TEXT JOIN TO 77022

Desperate Hours in Florida

In the 1955 crime drama “The Desperate Hours,” a businessman and his family are taken hostage by a gang of escaped convicts. A struggle of wills and of wits ensues, with the businessman (Fredric March) and the lead convict (Humphrey Bogart, in the last of his great gangster roles) each striving to secure his side’s survival.

At one point early on, after the convict has made one of a series of gruesome threats against the hostage family, the businessman fixes the convict in his eye and says this: “I never understood before how a mind like yours works, but I do now. I know exactly how you feel, because I’ve got the same thing in me. I want to kill you. If anything goes wrong here, if any harm comes to any one of us, I’ll do it. I’ll kill you, so help me God. You understand that?”

The convict nods grimly and replies, “I get you. We understand each other all the way.” Later, he turns to the man’s wife. “Lady, you didn’t know what a tough old bird you married, did you?” he asks, and she, bursting with pride at her husband’s ferocity, answers, “No. No, I didn’t.”

In the end, the businessman gets the drop on the convict, but rather than pull the trigger himself, he leaves that to the minions of the law. With them waiting outside with their Tommy Guns, he tells the home invader, “Get out. Get out of my house.”

That film, along with the novel and Broadway play on which it was based, was inspired by an actual 1952 event in which the criminals weren’t nearly as brazen and the hostages’ travail wasn’t nearly as traumatic. It ended with the family safe and sound and, after a police pursuit, two crooks dead.

That’s quite unlike the real-life home invasion that devastated a Connecticut family in 2007. America’s thugs had upped their game by then, and her will to confront and destroy those thugs had meanwhile withered away.
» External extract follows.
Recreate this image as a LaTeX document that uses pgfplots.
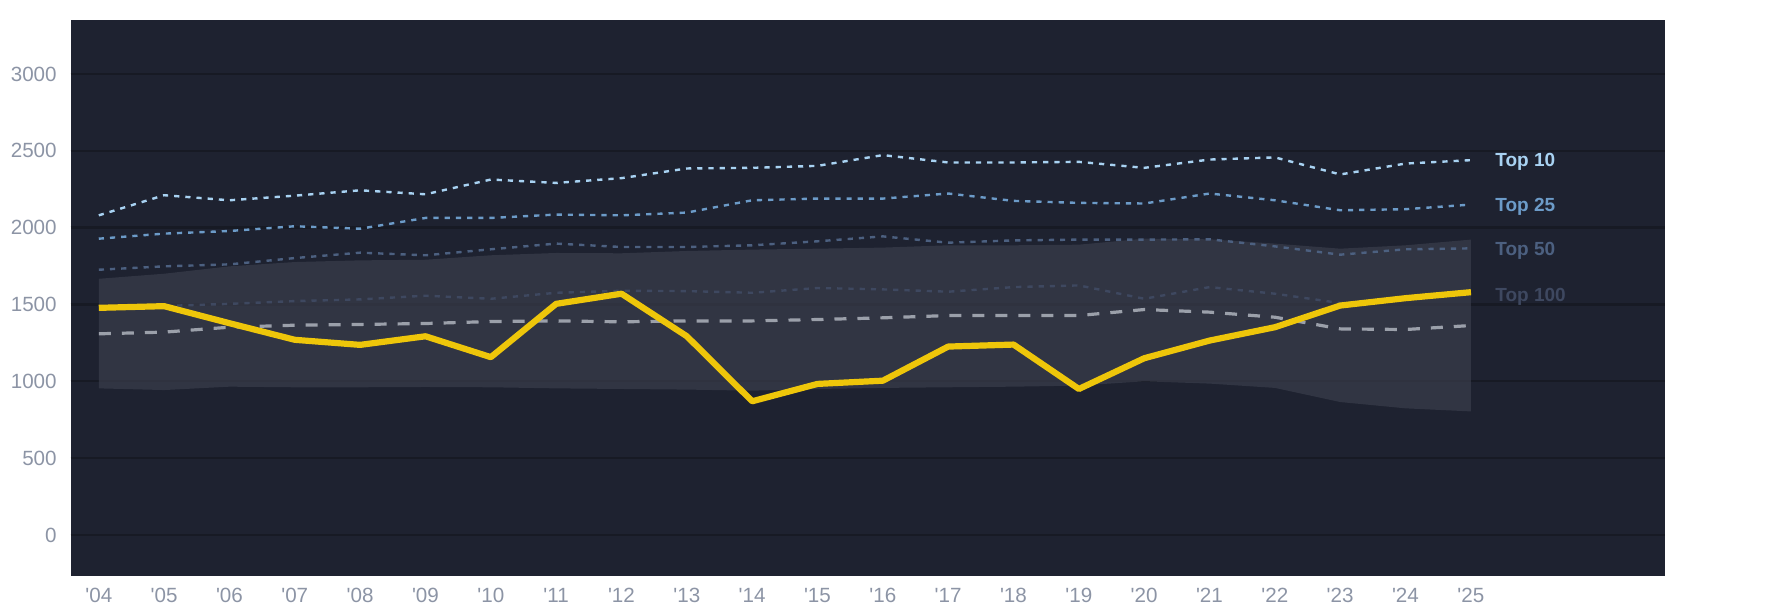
\documentclass[border=0pt]{standalone}
\usepackage{fontspec}
\setmainfont{Liberation Sans}
\usepackage{pgfplots}
\pgfplotsset{compat=1.18}
\usepackage{pgfplotstable}
\usepgfplotslibrary{fillbetween}
\definecolor{bg}{RGB}{30,34,48}
\definecolor{gridc}{RGB}{23,26,36}
\definecolor{bandc}{RGB}{63,67,81}
\definecolor{tickc}{RGB}{140,148,165}
\definecolor{tten}{RGB}{168,210,242}
\definecolor{ttf}{RGB}{108,155,200}
\definecolor{tfifty}{RGB}{76,96,128}
\definecolor{thund}{RGB}{62,72,96}
\definecolor{medc}{RGB}{155,160,170}
\definecolor{yel}{RGB}{238,198,10}
\newcommand\q{\textquotesingle}
\pgfplotstableread{
year top10 top25 top50 top100 lo hi med val
2004 2080 1928 1726 1485 954 1667 1309 1478
2005 2211 1961 1748 1490 943 1700 1320 1489
2006 2178 1978 1761 1504 965 1748 1352 1378
2007 2208 2009 1802 1522 961 1776 1365 1270
2008 2243 1993 1837 1533 961 1787 1370 1237
2009 2217 2063 1820 1557 963 1791 1376 1293
2010 2313 2063 1859 1537 961 1820 1389 1157
2011 2291 2085 1896 1576 954 1835 1393 1504
2012 2322 2080 1874 1589 950 1833 1387 1570
2013 2385 2098 1874 1587 946 1848 1393 1293
2014 2389 2178 1885 1576 939 1857 1393 870
2015 2402 2189 1911 1607 950 1863 1402 983
2016 2472 2189 1943 1598 957 1870 1413 1004
2017 2424 2222 1902 1583 961 1885 1428 1226
2018 2424 2174 1917 1613 965 1885 1428 1239
2019 2428 2161 1922 1624 972 1889 1428 950
2020 2389 2157 1922 1537 1000 1928 1467 1150
2021 2443 2222 1924 1613 985 1924 1450 1265
2022 2457 2178 1878 1570 957 1896 1417 1352
2023 2346 2113 1824 1509 865 1863 1341 1493
2024 2417 2120 1859 1540 824 1885 1337 1541
2025 2439 2150 1865 1565 804 1922 1363 1580
}\data
\begin{document}
\begin{tikzpicture}
\begin{axis}[
  at={(35.35pt,19pt)}, anchor=south west,
  scale only axis, width=797.15pt, height=277.75pt,
  xmin=2003.57, xmax=2027.97, ymin=-267, ymax=3348,
  axis background/.style={fill=bg},
  axis line style={draw=none},
  tick style={draw=none},
  ymajorgrids=true, xmajorgrids=false,
  major grid style={draw=gridc, line width=1.2pt},
  ytick={0,500,1000,1500,2000,2500,3000},
  xtick={2004,...,2025},
  xticklabels={\q04,\q05,\q06,\q07,\q08,\q09,\q10,\q11,\q12,\q13,\q14,\q15,\q16,\q17,\q18,\q19,\q20,\q21,\q22,\q23,\q24,\q25},
  /pgf/number format/assume math mode=true,
  /pgf/number format/1000 sep={},
  yticklabel style={font=\fontsize{10.3}{12}\selectfont, text=tickc, xshift=-3.5pt},
  xticklabel style={font=\fontsize{10.3}{12}\selectfont, text=tickc, yshift=-2.6pt},
  every axis plot/.append style={line join=round},
]
\addplot[name path=hi, draw=none, forget plot] table[x=year,y=hi]{\data};
\addplot[name path=lo, draw=none, forget plot] table[x=year,y=lo]{\data};
\addplot[fill=bandc, fill opacity=0.6, draw=none] fill between[of=hi and lo];
\addplot[thund, line width=1.2pt, dash pattern=on 2.6pt off 3pt] table[x=year,y=top100]{\data};
\addplot[tfifty, line width=1.2pt, dash pattern=on 2.6pt off 3pt] table[x=year,y=top50]{\data};
\addplot[ttf, line width=1.2pt, dash pattern=on 2.6pt off 3pt] table[x=year,y=top25]{\data};
\addplot[tten, line width=1.2pt, dash pattern=on 2.6pt off 3pt] table[x=year,y=top10]{\data};
\addplot[medc, line width=1.6pt, dash pattern=on 6pt off 5.5pt] table[x=year,y=med]{\data};
\addplot[yel, line width=3.1pt] table[x=year,y=val]{\data};
\node[anchor=base west, inner sep=0pt, xshift=12pt, yshift=-3.4pt, text=tten, font=\fontsize{9.5}{11}\selectfont\bfseries] at (axis cs:2025,2439) {Top 10};
\node[anchor=base west, inner sep=0pt, xshift=12pt, yshift=-3.4pt, text=ttf, font=\fontsize{9.5}{11}\selectfont\bfseries] at (axis cs:2025,2150) {Top 25};
\node[anchor=base west, inner sep=0pt, xshift=12pt, yshift=-3.4pt, text=tfifty, font=\fontsize{9.5}{11}\selectfont\bfseries] at (axis cs:2025,1865) {Top 50};
\node[anchor=base west, inner sep=0pt, xshift=12pt, yshift=-3.4pt, text=thund, font=\fontsize{9.5}{11}\selectfont\bfseries] at (axis cs:2025,1565) {Top 100};
\end{axis}
\path (0,0) rectangle (892.5pt,307pt);
\end{tikzpicture}
\end{document}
A mother and two daughters, one only 11-years-old, were raped, doused with gasoline and murdered. The father (who unfortunately had no firearm with which to defend his family) survived with severe head injuries. The two perpetrators also survived; and though sentenced to death, their executions will never happen because of Connecticut’s subsequent abolition of capital punishment.

“The Desperate Hours” hails from a better time. Bloody as it is, the film wasn’t controversial, not a right-wing, spit-into-the-wind bit of “law and order” agitprop, like “Death Wish” and “Dirty Harry” were in the crime-ridden 1970s. Its director, William Wyler, is perhaps the greatest of them all, responsible for such cinematic treasures as “The Best Years of Our Lives,” “Roman Holiday,” “Friendly Persuasion” and “Ben-Hur.” If you’ve never seen any of Wyler’s stuff, get it. As the saying goes, learn it, live it, love it.

Spare the Killer?
But first, business. Let’s contrast the message Wyler’s hostage-hero gave the convict with the message we’ve just heard from the precincts of Parkland, Florida.

I don’t mean the schoolchildren’s March for Our Lives, which is being flogged through the media world by the usual suspects of the Left. Others more qualified than I am are giving that business the attention it deserves. I myself have written about the issues it raises here and here. I’m talking about an editorial that appeared in the Florida Sun-Sentinel a month after the massacre.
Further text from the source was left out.